● **Exercise goal**
For the data below, transcribe the part that opens with the line containing "Output the LaTeX" and closes with the line containing "(sol1) at (706,113)", exactly and with no pictures.

[Code that draws figures]
** start **

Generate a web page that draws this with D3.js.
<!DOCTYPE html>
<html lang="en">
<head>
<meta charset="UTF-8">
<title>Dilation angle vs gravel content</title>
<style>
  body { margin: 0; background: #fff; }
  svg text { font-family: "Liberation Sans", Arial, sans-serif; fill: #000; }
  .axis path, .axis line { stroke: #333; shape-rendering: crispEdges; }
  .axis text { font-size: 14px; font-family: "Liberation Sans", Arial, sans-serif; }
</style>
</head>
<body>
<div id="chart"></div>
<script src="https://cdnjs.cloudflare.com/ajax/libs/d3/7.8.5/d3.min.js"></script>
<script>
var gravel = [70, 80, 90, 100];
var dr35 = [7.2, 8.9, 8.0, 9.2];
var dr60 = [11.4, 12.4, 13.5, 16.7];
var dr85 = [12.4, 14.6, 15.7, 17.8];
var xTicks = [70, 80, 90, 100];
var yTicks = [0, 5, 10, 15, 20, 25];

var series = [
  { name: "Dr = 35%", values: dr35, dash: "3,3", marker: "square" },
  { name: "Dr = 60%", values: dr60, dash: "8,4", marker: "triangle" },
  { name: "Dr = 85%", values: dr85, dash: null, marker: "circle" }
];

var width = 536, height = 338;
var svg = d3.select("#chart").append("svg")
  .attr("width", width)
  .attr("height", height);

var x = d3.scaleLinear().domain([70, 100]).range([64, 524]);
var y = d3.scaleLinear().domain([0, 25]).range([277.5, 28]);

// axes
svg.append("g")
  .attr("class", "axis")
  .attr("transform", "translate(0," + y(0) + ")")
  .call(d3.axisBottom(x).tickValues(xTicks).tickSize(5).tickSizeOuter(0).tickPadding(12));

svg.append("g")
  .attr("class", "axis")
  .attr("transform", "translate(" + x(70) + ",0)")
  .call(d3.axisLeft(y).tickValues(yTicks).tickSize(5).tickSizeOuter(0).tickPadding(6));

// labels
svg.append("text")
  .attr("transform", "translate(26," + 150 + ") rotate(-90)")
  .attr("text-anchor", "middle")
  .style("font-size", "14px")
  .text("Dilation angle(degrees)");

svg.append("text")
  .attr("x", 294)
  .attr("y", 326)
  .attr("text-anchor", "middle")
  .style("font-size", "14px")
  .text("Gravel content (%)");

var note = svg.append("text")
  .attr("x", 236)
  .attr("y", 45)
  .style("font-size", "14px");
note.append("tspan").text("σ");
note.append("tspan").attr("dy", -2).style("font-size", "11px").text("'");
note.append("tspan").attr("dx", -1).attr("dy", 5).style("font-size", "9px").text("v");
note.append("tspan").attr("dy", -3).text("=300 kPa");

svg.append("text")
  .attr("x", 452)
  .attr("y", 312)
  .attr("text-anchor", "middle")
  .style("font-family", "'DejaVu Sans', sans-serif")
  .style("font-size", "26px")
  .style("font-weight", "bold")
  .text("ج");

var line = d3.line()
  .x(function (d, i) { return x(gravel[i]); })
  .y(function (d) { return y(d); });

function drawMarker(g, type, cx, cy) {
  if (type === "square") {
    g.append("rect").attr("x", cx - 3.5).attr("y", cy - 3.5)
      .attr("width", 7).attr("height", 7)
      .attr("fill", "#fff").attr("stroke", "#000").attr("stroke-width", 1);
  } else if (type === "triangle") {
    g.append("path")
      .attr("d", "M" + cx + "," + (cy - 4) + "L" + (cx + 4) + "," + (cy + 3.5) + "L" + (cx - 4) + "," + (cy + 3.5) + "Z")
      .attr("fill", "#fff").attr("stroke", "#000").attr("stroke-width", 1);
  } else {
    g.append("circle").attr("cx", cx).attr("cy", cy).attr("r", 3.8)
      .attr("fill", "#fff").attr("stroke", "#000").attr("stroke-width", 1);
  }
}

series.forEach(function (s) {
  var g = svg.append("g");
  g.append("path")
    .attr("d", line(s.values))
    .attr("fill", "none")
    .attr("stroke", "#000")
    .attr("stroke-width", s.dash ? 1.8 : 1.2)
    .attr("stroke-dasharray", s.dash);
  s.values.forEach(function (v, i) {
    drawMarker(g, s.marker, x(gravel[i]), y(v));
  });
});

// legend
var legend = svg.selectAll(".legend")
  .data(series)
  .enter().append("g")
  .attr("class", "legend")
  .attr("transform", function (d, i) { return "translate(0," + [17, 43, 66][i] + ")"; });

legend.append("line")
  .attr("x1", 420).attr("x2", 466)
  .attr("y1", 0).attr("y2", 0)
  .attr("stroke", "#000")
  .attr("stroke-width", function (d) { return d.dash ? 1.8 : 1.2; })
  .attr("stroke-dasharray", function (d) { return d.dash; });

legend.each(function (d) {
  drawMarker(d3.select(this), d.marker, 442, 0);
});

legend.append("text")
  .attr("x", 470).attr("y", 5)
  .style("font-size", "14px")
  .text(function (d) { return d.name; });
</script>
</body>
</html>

** end **
** start **

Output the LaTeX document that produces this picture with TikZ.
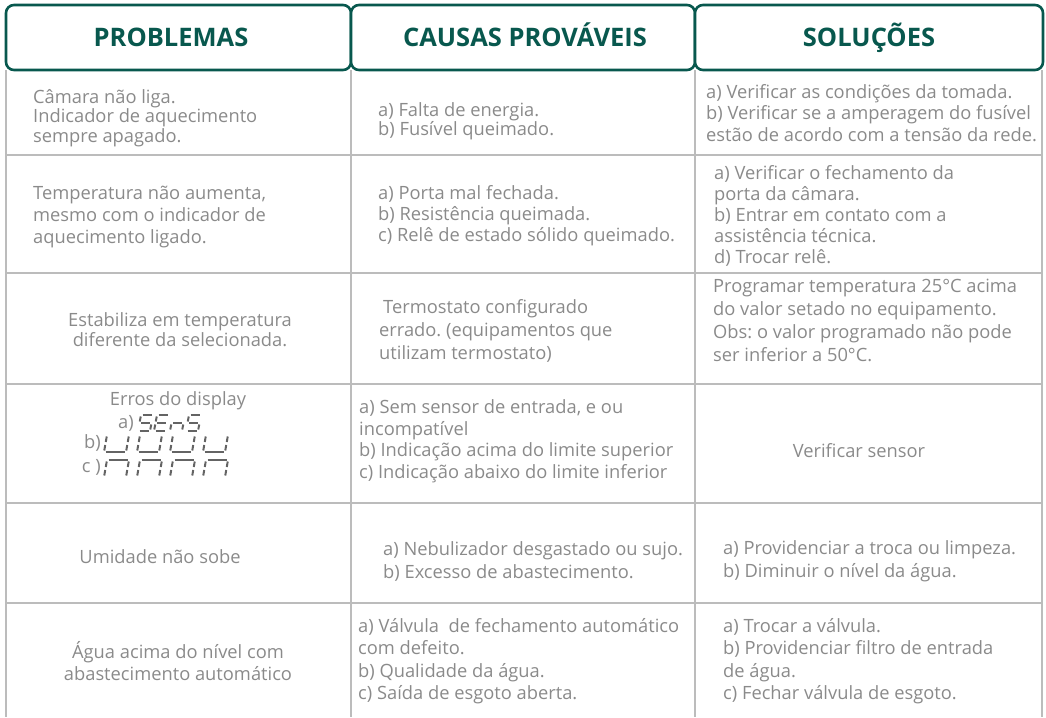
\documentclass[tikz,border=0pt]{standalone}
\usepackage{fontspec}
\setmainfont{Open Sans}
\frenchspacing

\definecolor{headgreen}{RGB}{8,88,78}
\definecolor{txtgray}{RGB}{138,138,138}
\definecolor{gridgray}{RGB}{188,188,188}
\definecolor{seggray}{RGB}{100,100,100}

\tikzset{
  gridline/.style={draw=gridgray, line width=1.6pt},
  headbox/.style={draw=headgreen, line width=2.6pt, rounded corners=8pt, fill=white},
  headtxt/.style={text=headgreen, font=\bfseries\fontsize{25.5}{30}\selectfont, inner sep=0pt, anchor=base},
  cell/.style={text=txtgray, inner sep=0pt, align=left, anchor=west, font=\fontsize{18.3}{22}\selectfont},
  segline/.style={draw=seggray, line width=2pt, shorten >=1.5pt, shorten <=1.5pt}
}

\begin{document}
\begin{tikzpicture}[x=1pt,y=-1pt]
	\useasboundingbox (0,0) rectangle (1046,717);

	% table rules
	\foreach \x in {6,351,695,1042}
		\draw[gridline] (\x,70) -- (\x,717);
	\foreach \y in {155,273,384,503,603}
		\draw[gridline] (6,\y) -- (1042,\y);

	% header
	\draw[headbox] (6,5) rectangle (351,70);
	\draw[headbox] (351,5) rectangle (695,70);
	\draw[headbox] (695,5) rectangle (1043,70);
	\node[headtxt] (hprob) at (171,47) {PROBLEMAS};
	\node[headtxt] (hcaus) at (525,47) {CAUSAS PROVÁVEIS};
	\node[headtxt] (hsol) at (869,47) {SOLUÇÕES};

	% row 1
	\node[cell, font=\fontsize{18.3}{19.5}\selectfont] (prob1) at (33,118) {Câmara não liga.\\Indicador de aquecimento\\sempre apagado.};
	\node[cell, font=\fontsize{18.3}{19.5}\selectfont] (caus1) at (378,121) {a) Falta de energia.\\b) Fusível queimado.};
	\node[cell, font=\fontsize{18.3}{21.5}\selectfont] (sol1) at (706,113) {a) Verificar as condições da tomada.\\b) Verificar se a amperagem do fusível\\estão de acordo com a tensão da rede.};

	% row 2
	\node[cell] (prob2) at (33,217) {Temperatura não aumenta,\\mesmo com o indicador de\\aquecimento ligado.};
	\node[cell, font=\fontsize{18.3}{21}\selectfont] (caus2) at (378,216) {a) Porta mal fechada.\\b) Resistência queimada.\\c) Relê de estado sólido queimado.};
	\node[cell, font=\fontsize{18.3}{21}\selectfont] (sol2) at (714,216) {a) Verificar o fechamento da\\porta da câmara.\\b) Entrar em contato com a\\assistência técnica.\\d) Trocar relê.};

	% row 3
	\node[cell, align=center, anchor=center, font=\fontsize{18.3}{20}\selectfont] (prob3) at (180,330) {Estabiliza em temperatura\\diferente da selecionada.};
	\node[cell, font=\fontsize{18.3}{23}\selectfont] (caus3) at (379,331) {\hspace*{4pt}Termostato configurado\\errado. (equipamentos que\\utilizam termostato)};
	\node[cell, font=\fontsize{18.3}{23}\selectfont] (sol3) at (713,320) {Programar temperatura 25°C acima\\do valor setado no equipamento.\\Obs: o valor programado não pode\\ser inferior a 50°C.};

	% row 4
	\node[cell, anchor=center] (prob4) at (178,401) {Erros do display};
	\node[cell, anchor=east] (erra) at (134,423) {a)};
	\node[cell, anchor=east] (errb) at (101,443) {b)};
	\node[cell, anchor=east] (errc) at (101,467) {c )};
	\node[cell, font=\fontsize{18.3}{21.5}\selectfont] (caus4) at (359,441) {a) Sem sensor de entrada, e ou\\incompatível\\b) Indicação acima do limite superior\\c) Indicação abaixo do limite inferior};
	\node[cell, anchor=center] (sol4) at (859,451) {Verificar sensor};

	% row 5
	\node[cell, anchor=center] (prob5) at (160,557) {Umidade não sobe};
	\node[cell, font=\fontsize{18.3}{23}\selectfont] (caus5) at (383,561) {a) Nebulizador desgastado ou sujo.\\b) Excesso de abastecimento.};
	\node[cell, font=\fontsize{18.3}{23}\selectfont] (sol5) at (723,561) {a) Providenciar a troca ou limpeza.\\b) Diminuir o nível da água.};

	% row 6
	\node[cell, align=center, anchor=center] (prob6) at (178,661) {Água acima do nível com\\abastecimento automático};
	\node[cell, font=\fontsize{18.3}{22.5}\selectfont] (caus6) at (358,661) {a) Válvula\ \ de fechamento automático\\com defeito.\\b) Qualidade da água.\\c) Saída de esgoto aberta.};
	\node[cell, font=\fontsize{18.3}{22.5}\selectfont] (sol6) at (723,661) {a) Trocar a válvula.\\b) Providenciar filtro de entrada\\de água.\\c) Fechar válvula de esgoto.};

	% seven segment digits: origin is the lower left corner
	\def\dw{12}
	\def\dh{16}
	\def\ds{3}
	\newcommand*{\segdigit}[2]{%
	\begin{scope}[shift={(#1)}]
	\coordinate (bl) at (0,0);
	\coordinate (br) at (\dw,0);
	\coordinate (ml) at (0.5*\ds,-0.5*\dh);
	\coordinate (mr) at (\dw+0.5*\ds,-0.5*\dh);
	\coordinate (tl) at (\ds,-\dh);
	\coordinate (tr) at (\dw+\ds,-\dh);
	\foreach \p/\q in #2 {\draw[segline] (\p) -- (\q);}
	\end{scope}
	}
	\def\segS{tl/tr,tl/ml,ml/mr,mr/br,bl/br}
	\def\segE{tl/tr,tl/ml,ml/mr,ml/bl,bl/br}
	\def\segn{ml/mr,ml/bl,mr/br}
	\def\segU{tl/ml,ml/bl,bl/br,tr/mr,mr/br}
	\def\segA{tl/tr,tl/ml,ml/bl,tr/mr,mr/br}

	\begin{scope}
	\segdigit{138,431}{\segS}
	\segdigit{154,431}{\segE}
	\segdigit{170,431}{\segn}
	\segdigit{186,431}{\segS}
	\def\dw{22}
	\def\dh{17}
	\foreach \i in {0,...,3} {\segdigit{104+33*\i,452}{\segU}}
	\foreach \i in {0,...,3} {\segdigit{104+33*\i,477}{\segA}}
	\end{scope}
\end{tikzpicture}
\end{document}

** end **

● **Problem solution**
Output the LaTeX document that produces this picture with TikZ.
\documentclass[tikz,border=0pt]{standalone}
\usepackage{fontspec}
\setmainfont{Open Sans}
\frenchspacing

\definecolor{headgreen}{RGB}{8,88,78}
\definecolor{txtgray}{RGB}{138,138,138}
\definecolor{gridgray}{RGB}{188,188,188}
\definecolor{seggray}{RGB}{100,100,100}

\tikzset{
  gridline/.style={draw=gridgray, line width=1.6pt},
  headbox/.style={draw=headgreen, line width=2.6pt, rounded corners=8pt, fill=white},
  headtxt/.style={text=headgreen, font=\bfseries\fontsize{25.5}{30}\selectfont, inner sep=0pt, anchor=base},
  cell/.style={text=txtgray, inner sep=0pt, align=left, anchor=west, font=\fontsize{18.3}{22}\selectfont},
  segline/.style={draw=seggray, line width=2pt, shorten >=1.5pt, shorten <=1.5pt}
}

\begin{document}
\begin{tikzpicture}[x=1pt,y=-1pt]
	\useasboundingbox (0,0) rectangle (1046,717);

	% table rules
	\foreach \x in {6,351,695,1042}
		\draw[gridline] (\x,70) -- (\x,717);
	\foreach \y in {155,273,384,503,603}
		\draw[gridline] (6,\y) -- (1042,\y);

	% header
	\draw[headbox] (6,5) rectangle (351,70);
	\draw[headbox] (351,5) rectangle (695,70);
	\draw[headbox] (695,5) rectangle (1043,70);
	\node[headtxt] (hprob) at (171,47) {PROBLEMAS};
	\node[headtxt] (hcaus) at (525,47) {CAUSAS PROVÁVEIS};
	\node[headtxt] (hsol) at (869,47) {SOLUÇÕES};

	% row 1
	\node[cell, font=\fontsize{18.3}{19.5}\selectfont] (prob1) at (33,118) {Câmara não liga.\\Indicador de aquecimento\\sempre apagado.};
	\node[cell, font=\fontsize{18.3}{19.5}\selectfont] (caus1) at (378,121) {a) Falta de energia.\\b) Fusível queimado.};
	\node[cell, font=\fontsize{18.3}{21.5}\selectfont] (sol1) at (706,113) {a) Verificar as condições da tomada.\\b) Verificar se a amperagem do fusível\\estão de acordo com a tensão da rede.};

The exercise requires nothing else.